— Start —

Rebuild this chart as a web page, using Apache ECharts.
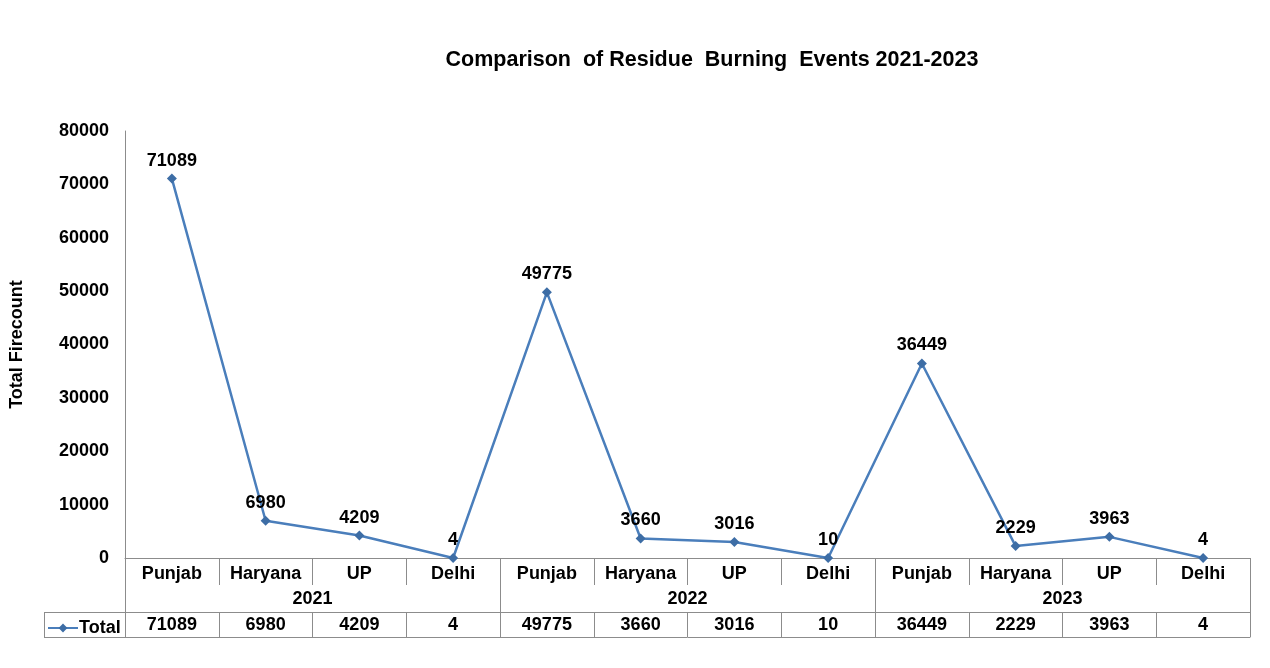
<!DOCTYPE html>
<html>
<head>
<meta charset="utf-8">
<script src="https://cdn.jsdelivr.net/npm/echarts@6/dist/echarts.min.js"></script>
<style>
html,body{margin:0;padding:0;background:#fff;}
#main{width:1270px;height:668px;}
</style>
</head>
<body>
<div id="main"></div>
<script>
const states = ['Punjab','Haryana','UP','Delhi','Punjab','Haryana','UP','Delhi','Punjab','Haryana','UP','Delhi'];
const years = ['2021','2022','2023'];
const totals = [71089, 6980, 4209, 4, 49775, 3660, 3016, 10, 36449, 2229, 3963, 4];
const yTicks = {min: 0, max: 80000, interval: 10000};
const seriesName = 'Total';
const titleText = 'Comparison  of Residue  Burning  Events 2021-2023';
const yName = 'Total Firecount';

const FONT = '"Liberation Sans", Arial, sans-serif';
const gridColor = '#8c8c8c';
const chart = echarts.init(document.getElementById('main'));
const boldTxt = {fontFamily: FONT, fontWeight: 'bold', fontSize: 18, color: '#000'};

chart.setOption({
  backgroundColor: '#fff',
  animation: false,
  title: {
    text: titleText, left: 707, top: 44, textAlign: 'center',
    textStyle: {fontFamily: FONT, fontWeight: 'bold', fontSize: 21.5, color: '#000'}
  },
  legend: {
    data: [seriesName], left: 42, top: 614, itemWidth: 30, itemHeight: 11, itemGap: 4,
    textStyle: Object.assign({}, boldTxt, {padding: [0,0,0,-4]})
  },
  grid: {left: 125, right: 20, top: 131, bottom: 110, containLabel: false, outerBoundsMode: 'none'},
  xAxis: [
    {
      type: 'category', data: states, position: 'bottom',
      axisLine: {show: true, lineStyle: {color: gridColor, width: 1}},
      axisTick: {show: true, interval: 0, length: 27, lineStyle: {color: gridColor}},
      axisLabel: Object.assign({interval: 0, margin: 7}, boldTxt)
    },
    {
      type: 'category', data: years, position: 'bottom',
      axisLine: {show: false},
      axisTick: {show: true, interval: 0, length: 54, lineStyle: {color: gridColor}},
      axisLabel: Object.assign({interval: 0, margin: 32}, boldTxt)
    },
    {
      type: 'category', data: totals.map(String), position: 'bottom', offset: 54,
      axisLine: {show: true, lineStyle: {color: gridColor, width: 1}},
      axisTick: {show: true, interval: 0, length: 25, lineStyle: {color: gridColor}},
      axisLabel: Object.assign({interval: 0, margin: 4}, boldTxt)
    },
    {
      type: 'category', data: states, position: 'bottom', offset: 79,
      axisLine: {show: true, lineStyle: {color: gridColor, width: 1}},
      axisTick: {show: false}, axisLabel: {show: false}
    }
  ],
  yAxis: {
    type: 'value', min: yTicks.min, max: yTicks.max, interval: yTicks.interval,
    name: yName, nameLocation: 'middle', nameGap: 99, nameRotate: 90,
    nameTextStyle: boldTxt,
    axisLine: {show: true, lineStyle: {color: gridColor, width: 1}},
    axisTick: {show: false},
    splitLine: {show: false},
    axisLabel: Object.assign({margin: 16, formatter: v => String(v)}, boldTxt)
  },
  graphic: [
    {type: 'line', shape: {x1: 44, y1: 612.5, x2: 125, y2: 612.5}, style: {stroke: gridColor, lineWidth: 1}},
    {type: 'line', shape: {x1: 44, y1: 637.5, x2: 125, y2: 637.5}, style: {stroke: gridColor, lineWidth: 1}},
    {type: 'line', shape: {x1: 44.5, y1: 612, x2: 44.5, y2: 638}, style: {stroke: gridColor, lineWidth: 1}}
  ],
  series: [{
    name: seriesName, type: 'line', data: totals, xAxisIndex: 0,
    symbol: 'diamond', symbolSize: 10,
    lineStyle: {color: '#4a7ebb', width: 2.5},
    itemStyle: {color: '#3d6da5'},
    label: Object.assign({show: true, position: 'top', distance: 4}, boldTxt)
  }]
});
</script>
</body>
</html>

— End —

Output the data above without changes, apart from leaving out the pictures.

Rebuild this chart as a web page, using Apache ECharts.
<!DOCTYPE html>
<html>
<head>
<meta charset="utf-8">
<script src="https://cdn.jsdelivr.net/npm/echarts@6/dist/echarts.min.js"></script>
<style>
html,body{margin:0;padding:0;background:#fff;}
#main{width:1270px;height:668px;}
</style>
</head>
<body>
<div id="main"></div>
<script>
const states = ['Punjab','Haryana','UP','Delhi','Punjab','Haryana','UP','Delhi','Punjab','Haryana','UP','Delhi'];
const years = ['2021','2022','2023'];
const totals = [71089, 6980, 4209, 4, 49775, 3660, 3016, 10, 36449, 2229, 3963, 4];
const yTicks = {min: 0, max: 80000, interval: 10000};
const seriesName = 'Total';
const titleText = 'Comparison  of Residue  Burning  Events 2021-2023';
const yName = 'Total Firecount';

const FONT = '"Liberation Sans", Arial, sans-serif';
const gridColor = '#8c8c8c';
const chart = echarts.init(document.getElementById('main'));
const boldTxt = {fontFamily: FONT, fontWeight: 'bold', fontSize: 18, color: '#000'};

chart.setOption({
  backgroundColor: '#fff',
  animation: false,
  title: {
    text: titleText, left: 707, top: 44, textAlign: 'center',
    textStyle: {fontFamily: FONT, fontWeight: 'bold', fontSize: 21.5, color: '#000'}
  },
  legend: {
    data: [seriesName], left: 42, top: 614, itemWidth: 30, itemHeight: 11, itemGap: 4,
    textStyle: Object.assign({}, boldTxt, {padding: [0,0,0,-4]})
  },
  grid: {left: 125, right: 20, top: 131, bottom: 110, containLabel: false, outerBoundsMode: 'none'},
  xAxis: [
    {
      type: 'category', data: states, position: 'bottom',
      axisLine: {show: true, lineStyle: {color: gridColor, width: 1}},
      axisTick: {show: true, interval: 0, length: 27, lineStyle: {color: gridColor}},
      axisLabel: Object.assign({interval: 0, margin: 7}, boldTxt)
    },
    {
      type: 'category', data: years, position: 'bottom',
      axisLine: {show: false},
      axisTick: {show: true, interval: 0, length: 54, lineStyle: {color: gridColor}},
      axisLabel: Object.assign({interval: 0, margin: 32}, boldTxt)
    },
    {
      type: 'category', data: totals.map(String), position: 'bottom', offset: 54,
      axisLine: {show: true, lineStyle: {color: gridColor, width: 1}},
      axisTick: {show: true, interval: 0, length: 25, lineStyle: {color: gridColor}},
      axisLabel: Object.assign({interval: 0, margin: 4}, boldTxt)
    },
    {
      type: 'category', data: states, position: 'bottom', offset: 79,
      axisLine: {show: true, lineStyle: {color: gridColor, width: 1}},
      axisTick: {show: false}, axisLabel: {show: false}
    }
  ],
  yAxis: {
    type: 'value', min: yTicks.min, max: yTicks.max, interval: yTicks.interval,
    name: yName, nameLocation: 'middle', nameGap: 99, nameRotate: 90,
    nameTextStyle: boldTxt,
    axisLine: {show: true, lineStyle: {color: gridColor, width: 1}},
    axisTick: {show: false},
    splitLine: {show: false},
    axisLabel: Object.assign({margin: 16, formatter: v => String(v)}, boldTxt)
  },
  graphic: [
    {type: 'line', shape: {x1: 44, y1: 612.5, x2: 125, y2: 612.5}, style: {stroke: gridColor, lineWidth: 1}},
    {type: 'line', shape: {x1: 44, y1: 637.5, x2: 125, y2: 637.5}, style: {stroke: gridColor, lineWidth: 1}},
    {type: 'line', shape: {x1: 44.5, y1: 612, x2: 44.5, y2: 638}, style: {stroke: gridColor, lineWidth: 1}}
  ],
  series: [{
    name: seriesName, type: 'line', data: totals, xAxisIndex: 0,
    symbol: 'diamond', symbolSize: 10,
    lineStyle: {color: '#4a7ebb', width: 2.5},
    itemStyle: {color: '#3d6da5'},
    label: Object.assign({show: true, position: 'top', distance: 4}, boldTxt)
  }]
});
</script>
</body>
</html>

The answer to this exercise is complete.